Have you spent a day busily procrastinating by playing tetris, gone to bed and dreamed of playing tetris? If so you might just have the faint echo of a mental affliction that German people suffered just after World War I. It's called "zero stroke."
Imagine that you're compelled to engage in a certain repetitive mental activity. Even when you're not actively forced to make a certain calculation, you're always, always thinking about it. How would that eventually affect you? If you answered, "negatively," you're beginning to understand what happened to the people of Germany just after World War I. The economy was in ruins, and inflation was climbing so fast that the cost of a loaf of bread was measured first in thousands of marks, then millions, and then billions.
There was no way to keep up with the rising cost of living, but people were forced to try. That meant that they had to multiply millions to pay for the basics of a meal. It meant that, even when they weren't actively calculating, they had to plan – figuring out the value of what they had, and extrapolating what it would buy them tomorrow, and the next day, and the next. This frantic mental activity that never ended left many people with a condition called "zero stroke."

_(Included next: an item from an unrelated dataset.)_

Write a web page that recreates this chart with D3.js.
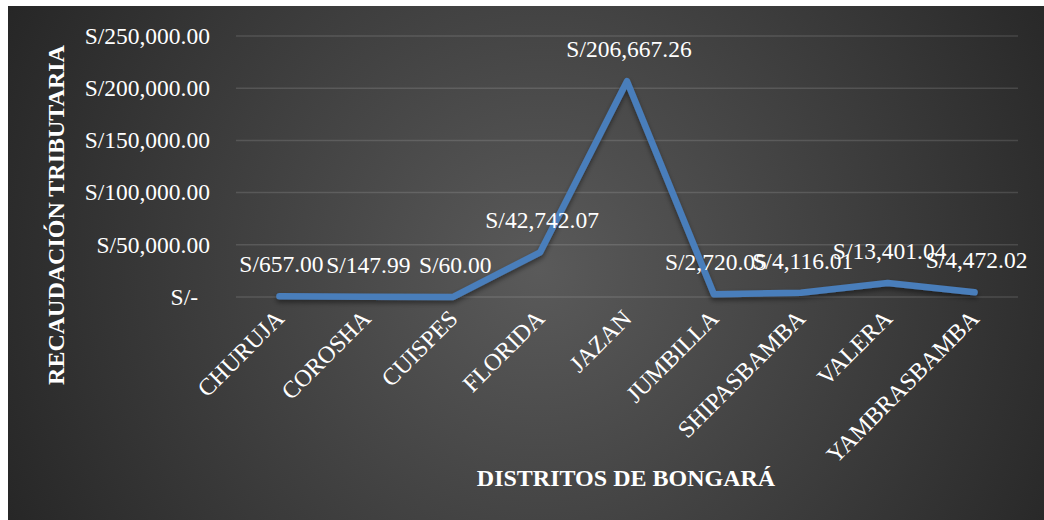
<!DOCTYPE html>
<html>
<head>
<meta charset="utf-8">
<script src="https://cdn.jsdelivr.net/npm/d3@7"></script>
<style>
  html, body { margin: 0; padding: 0; background: #fff; }
  svg { display: block; }
  text { font-family: "Liberation Serif", "Times New Roman", serif; fill: #fff; }
</style>
</head>
<body>
<svg id="chart"></svg>
<script>
// data
const districts = ["CHURUJA", "COROSHA", "CUISPES", "FLORIDA", "JAZAN", "JUMBILLA", "SHIPASBAMBA", "VALERA", "YAMBRASBAMBA"];
const recaudacion = [657.00, 147.99, 60.00, 42742.07, 206667.26, 2720.05, 4116.01, 13401.04, 4472.02];
const yTicks = [0, 50000, 100000, 150000, 200000, 250000];

const width = 1044, height = 520;
const plot = { left: 236, right: 1018, top: 36, bottom: 297 };

const svg = d3.select("#chart").attr("width", width).attr("height", height);
const defs = svg.append("defs");

const grad = defs.append("radialGradient")
  .attr("id", "bg")
  .attr("gradientUnits", "userSpaceOnUse")
  .attr("cx", 540).attr("cy", 270).attr("r", 620);
grad.append("stop").attr("offset", "0%").attr("stop-color", "#5a5a5a");
grad.append("stop").attr("offset", "100%").attr("stop-color", "#242424");

const shadow = defs.append("filter").attr("id", "shadow")
  .attr("x", "-10%").attr("y", "-10%").attr("width", "120%").attr("height", "130%");
shadow.append("feDropShadow")
  .attr("dx", 0).attr("dy", 3).attr("stdDeviation", 2.5)
  .attr("flood-color", "#000").attr("flood-opacity", 0.45);

// chart area
svg.append("rect")
  .attr("x", 8).attr("y", 6)
  .attr("width", width - 8).attr("height", height - 6)
  .attr("fill", "url(#bg)");

const x = d3.scalePoint()
  .domain(districts)
  .range([plot.left, plot.right])
  .padding(0.5);

const y = d3.scaleLinear()
  .domain([0, 250000])
  .range([plot.bottom, plot.top]);

const money = d3.format(",.2f");

// gridlines
svg.append("g")
  .selectAll("line")
  .data(yTicks)
  .join("line")
  .attr("x1", plot.left).attr("x2", plot.right)
  .attr("y1", d => y(d)).attr("y2", d => y(d))
  .attr("stroke", "rgba(255,255,255,0.13)")
  .attr("stroke-width", 1.5);

// y tick labels
svg.append("g")
  .selectAll("text")
  .data(yTicks)
  .join("text")
  .attr("x", 210)
  .attr("dx", d => d === 0 ? -12 : 0)
  .attr("y", d => y(d))
  .attr("dy", "0.33em")
  .attr("text-anchor", "end")
  .style("font-size", "23.5px")
  .text(d => d === 0 ? "S/-" : "S/" + money(d));

// x tick labels, rotated
svg.append("g")
  .selectAll("text")
  .data(districts)
  .join("text")
  .attr("text-anchor", "end")
  .attr("transform", d => `translate(${x(d) + 6},${plot.bottom + 23}) rotate(-45)`)
  .style("font-size", "24px")
  .text(d => d);

// line
const line = d3.line()
  .x((d, i) => x(districts[i]))
  .y(d => y(d));

svg.append("path")
  .datum(recaudacion)
  .attr("d", line)
  .attr("fill", "none")
  .attr("stroke", "#4a7ebb")
  .attr("stroke-width", 6.5)
  .attr("stroke-linecap", "round")
  .attr("stroke-linejoin", "round")
  .attr("filter", "url(#shadow)");

// data labels
svg.append("g")
  .selectAll("text")
  .data(recaudacion)
  .join("text")
  .attr("x", (d, i) => x(districts[i]) + 2)
  .attr("y", d => y(d) - 24)
  .attr("text-anchor", "middle")
  .style("font-size", "23.5px")
  .text(d => "S/" + money(d));

// axis titles
svg.append("text")
  .attr("x", 626).attr("y", 486)
  .attr("text-anchor", "middle")
  .style("font-size", "24px")
  .style("font-weight", "bold")
  .text("DISTRITOS DE BONGARÁ");

svg.append("text")
  .attr("transform", "translate(64,215) rotate(-90)")
  .attr("text-anchor", "middle")
  .style("font-size", "24px")
  .style("font-weight", "bold")
  .text("RECAUDACIÓN TRIBUTARIA");
</script>
</body>
</html>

Sufferers of "zero stroke," dreamt of calculating numbers. When they were awake they would constantly write strings of zeros, or strings of numbers, or try to make complex calculations. The inflation made it into their head and they couldn't stop thinking in large numbers, telling people that they had millions of children or were billions of years old. Mentally, they were trying to work their way out of a tough situation with obsessive calculation – literally.